§ TASK INSTRUCTIONS
Take the lines from the head of the listing through the one bearing "const seriesNames = ['12" and copy them exactly, leaving every picture out.
START
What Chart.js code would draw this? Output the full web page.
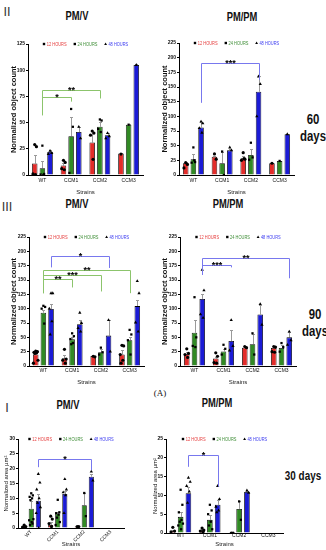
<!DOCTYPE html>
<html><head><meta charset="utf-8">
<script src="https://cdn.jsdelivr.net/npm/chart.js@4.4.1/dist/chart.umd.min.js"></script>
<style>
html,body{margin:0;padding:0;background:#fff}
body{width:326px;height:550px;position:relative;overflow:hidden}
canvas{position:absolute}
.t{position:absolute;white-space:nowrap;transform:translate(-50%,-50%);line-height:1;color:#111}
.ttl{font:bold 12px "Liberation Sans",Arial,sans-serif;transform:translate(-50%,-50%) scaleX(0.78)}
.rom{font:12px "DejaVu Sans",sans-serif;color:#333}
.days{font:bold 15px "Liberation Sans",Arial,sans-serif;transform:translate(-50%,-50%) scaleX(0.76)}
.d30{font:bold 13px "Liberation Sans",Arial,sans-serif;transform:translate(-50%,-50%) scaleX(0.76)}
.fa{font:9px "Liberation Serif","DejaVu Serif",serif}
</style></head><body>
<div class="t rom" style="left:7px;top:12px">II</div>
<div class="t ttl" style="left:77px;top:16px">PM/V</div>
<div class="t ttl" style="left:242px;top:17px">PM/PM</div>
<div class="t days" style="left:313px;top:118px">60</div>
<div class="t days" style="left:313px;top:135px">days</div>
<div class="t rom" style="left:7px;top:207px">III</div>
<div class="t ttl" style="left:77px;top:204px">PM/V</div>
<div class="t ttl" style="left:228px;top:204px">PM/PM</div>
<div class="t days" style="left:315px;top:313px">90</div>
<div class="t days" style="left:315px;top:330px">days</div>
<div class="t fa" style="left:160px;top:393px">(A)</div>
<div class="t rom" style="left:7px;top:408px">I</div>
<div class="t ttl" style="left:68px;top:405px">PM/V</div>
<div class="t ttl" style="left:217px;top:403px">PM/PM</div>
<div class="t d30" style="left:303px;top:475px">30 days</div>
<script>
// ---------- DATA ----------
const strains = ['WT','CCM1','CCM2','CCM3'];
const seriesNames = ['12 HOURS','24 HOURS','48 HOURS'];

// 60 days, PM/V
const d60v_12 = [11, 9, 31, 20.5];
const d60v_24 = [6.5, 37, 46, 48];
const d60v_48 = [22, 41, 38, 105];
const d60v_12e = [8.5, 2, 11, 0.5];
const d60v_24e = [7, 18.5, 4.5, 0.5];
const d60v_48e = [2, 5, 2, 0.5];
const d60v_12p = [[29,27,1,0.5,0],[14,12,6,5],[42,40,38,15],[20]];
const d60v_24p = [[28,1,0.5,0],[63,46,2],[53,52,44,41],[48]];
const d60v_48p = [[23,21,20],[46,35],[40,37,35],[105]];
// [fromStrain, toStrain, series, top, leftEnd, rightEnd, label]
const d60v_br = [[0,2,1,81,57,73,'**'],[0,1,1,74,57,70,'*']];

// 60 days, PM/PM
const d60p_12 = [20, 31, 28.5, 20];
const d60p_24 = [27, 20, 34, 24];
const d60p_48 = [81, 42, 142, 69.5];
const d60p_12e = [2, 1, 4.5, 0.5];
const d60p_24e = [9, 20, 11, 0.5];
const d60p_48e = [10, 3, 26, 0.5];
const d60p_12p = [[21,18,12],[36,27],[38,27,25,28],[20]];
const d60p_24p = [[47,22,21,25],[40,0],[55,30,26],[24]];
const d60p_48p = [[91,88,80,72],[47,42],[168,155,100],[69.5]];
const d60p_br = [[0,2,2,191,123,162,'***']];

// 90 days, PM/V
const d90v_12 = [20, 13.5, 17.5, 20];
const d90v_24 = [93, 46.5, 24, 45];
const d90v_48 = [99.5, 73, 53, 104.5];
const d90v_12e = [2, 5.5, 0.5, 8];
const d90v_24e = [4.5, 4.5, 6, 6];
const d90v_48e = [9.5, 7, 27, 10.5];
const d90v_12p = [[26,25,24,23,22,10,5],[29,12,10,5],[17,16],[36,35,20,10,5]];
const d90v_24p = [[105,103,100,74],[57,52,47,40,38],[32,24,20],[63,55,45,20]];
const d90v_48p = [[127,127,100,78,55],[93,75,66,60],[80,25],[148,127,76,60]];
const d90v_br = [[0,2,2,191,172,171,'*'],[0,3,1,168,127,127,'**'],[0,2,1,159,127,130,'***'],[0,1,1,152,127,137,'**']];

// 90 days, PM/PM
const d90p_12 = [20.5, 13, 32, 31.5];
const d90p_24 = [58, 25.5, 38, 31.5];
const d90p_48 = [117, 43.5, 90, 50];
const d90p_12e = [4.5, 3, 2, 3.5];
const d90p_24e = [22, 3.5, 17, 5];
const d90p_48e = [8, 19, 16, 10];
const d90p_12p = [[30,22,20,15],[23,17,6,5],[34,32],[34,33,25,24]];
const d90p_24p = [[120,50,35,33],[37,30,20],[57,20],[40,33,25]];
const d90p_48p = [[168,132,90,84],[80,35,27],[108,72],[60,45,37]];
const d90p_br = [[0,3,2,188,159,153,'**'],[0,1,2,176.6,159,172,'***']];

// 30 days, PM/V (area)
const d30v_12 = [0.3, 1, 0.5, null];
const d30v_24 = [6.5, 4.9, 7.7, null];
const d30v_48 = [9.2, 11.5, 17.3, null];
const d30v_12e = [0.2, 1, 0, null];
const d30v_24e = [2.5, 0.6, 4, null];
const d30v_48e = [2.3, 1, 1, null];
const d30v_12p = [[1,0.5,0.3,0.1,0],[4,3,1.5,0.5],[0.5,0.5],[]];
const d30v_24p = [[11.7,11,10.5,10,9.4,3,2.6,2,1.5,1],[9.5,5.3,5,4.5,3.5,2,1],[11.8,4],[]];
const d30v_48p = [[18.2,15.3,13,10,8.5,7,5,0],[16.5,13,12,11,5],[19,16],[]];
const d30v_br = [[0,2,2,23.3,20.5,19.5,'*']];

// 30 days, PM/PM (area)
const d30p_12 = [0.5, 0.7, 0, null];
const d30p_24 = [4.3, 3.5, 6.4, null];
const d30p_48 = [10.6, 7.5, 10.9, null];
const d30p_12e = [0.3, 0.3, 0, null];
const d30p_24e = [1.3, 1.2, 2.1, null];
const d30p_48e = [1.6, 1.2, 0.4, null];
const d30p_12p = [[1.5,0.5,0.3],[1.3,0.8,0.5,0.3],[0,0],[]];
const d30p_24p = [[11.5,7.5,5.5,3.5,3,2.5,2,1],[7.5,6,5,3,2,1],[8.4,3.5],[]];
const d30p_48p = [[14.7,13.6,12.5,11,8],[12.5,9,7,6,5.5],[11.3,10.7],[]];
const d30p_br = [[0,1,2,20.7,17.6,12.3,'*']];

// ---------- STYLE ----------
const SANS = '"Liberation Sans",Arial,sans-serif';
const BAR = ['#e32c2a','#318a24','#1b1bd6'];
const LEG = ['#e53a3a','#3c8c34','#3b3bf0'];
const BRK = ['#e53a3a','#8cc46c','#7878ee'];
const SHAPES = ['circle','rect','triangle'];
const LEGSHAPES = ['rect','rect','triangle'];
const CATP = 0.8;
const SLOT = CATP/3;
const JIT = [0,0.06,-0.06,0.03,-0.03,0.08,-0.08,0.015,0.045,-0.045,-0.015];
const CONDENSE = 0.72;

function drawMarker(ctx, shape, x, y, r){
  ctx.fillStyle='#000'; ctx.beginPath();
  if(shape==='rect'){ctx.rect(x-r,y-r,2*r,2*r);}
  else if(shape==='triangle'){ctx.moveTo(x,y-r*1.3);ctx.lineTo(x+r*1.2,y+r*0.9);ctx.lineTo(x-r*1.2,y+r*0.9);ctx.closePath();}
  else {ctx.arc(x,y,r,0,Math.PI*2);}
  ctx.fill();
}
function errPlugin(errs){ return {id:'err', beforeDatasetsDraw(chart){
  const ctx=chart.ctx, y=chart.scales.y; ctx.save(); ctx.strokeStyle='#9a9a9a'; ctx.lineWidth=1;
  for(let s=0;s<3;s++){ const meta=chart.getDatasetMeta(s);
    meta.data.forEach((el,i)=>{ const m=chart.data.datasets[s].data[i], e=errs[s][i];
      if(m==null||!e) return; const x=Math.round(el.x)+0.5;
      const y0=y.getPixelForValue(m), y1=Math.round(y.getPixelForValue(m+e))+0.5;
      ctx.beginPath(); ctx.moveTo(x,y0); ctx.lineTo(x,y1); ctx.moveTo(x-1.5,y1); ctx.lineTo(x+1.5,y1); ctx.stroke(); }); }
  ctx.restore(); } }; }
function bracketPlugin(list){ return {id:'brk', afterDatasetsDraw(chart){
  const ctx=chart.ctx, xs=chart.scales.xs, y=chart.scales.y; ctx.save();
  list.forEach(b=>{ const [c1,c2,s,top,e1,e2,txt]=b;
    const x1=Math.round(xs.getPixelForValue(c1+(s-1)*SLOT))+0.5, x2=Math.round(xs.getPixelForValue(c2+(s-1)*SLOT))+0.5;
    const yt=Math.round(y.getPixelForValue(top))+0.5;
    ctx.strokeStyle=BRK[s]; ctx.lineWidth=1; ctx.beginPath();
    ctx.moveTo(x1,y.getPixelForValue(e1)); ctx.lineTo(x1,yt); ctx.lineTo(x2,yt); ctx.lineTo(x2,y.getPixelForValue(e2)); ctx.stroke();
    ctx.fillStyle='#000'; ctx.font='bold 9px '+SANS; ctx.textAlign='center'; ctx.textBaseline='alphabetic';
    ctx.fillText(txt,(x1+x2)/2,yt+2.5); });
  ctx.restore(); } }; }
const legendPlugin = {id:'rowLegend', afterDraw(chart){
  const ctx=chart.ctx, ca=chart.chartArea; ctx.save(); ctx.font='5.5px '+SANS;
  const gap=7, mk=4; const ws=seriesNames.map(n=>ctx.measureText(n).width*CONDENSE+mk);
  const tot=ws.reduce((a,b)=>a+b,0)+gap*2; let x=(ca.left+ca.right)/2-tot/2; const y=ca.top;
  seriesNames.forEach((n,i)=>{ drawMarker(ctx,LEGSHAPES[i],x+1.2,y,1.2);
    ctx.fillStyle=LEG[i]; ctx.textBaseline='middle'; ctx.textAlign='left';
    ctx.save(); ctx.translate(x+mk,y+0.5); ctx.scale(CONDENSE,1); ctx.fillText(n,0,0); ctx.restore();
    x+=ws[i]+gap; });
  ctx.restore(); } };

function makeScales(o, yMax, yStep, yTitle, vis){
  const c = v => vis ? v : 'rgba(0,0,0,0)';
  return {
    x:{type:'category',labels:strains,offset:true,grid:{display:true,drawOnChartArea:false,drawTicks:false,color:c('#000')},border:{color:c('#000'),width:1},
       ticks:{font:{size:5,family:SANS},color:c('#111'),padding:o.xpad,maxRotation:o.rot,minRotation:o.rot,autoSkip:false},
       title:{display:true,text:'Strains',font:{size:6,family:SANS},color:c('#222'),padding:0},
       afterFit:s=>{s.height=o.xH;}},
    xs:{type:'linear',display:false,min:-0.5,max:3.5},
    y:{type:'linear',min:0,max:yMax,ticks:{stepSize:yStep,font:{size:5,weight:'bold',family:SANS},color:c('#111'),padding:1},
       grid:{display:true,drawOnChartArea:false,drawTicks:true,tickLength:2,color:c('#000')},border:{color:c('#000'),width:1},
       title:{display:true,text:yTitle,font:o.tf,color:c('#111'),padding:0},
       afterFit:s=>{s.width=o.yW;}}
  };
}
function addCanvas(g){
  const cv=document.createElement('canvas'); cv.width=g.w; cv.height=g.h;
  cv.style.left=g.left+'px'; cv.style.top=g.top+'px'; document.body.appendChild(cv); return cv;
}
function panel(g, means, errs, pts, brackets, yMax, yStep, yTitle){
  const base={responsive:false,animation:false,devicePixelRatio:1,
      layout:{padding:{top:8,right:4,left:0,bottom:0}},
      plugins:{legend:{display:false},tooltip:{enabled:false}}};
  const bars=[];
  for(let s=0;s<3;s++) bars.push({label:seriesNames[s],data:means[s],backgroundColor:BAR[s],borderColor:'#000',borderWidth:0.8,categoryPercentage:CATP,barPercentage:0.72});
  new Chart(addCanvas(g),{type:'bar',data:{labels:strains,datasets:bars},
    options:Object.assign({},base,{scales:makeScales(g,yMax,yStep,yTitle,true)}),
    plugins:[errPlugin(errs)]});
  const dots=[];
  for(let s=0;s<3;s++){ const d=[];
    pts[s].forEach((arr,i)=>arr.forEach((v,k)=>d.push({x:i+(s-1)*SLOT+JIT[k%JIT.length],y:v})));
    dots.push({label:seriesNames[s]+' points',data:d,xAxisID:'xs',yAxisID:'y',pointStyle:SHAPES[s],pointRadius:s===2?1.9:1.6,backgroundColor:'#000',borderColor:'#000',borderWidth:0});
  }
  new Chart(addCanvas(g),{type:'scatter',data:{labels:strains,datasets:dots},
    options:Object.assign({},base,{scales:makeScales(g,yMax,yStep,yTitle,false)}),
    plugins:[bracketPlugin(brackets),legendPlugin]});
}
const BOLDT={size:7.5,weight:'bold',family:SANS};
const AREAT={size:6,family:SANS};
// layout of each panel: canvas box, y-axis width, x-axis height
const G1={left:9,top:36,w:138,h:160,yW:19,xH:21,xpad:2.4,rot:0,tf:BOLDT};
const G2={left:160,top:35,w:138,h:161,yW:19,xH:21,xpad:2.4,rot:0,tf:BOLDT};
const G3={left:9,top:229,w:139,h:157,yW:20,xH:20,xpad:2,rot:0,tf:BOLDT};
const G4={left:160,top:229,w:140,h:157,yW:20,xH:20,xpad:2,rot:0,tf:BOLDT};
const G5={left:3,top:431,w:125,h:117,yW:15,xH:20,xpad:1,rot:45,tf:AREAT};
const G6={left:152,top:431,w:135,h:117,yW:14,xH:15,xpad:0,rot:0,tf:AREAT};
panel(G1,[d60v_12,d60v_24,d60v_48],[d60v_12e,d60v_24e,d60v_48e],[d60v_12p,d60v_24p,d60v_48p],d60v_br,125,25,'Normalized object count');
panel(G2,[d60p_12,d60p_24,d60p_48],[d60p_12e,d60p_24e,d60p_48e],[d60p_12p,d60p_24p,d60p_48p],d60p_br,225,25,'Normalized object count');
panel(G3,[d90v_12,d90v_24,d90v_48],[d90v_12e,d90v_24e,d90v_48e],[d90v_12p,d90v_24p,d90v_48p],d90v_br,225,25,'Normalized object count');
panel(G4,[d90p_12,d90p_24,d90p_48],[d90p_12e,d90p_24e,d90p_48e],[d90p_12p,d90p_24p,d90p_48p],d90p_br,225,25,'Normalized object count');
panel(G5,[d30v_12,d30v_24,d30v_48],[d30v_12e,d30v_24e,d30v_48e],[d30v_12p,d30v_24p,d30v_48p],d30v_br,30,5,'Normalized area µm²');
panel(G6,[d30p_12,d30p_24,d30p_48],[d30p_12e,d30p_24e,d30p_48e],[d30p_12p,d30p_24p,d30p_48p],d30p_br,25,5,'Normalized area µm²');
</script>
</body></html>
END
§ RESPONSE
What Chart.js code would draw this? Output the full web page.
<!DOCTYPE html>
<html><head><meta charset="utf-8">
<script src="https://cdn.jsdelivr.net/npm/chart.js@4.4.1/dist/chart.umd.min.js"></script>
<style>
html,body{margin:0;padding:0;background:#fff}
body{width:326px;height:550px;position:relative;overflow:hidden}
canvas{position:absolute}
.t{position:absolute;white-space:nowrap;transform:translate(-50%,-50%);line-height:1;color:#111}
.ttl{font:bold 12px "Liberation Sans",Arial,sans-serif;transform:translate(-50%,-50%) scaleX(0.78)}
.rom{font:12px "DejaVu Sans",sans-serif;color:#333}
.days{font:bold 15px "Liberation Sans",Arial,sans-serif;transform:translate(-50%,-50%) scaleX(0.76)}
.d30{font:bold 13px "Liberation Sans",Arial,sans-serif;transform:translate(-50%,-50%) scaleX(0.76)}
.fa{font:9px "Liberation Serif","DejaVu Serif",serif}
</style></head><body>
<div class="t rom" style="left:7px;top:12px">II</div>
<div class="t ttl" style="left:77px;top:16px">PM/V</div>
<div class="t ttl" style="left:242px;top:17px">PM/PM</div>
<div class="t days" style="left:313px;top:118px">60</div>
<div class="t days" style="left:313px;top:135px">days</div>
<div class="t rom" style="left:7px;top:207px">III</div>
<div class="t ttl" style="left:77px;top:204px">PM/V</div>
<div class="t ttl" style="left:228px;top:204px">PM/PM</div>
<div class="t days" style="left:315px;top:313px">90</div>
<div class="t days" style="left:315px;top:330px">days</div>
<div class="t fa" style="left:160px;top:393px">(A)</div>
<div class="t rom" style="left:7px;top:408px">I</div>
<div class="t ttl" style="left:68px;top:405px">PM/V</div>
<div class="t ttl" style="left:217px;top:403px">PM/PM</div>
<div class="t d30" style="left:303px;top:475px">30 days</div>
<script>
// ---------- DATA ----------
const strains = ['WT','CCM1','CCM2','CCM3'];
const seriesNames = ['12 HOURS','24 HOURS','48 HOURS'];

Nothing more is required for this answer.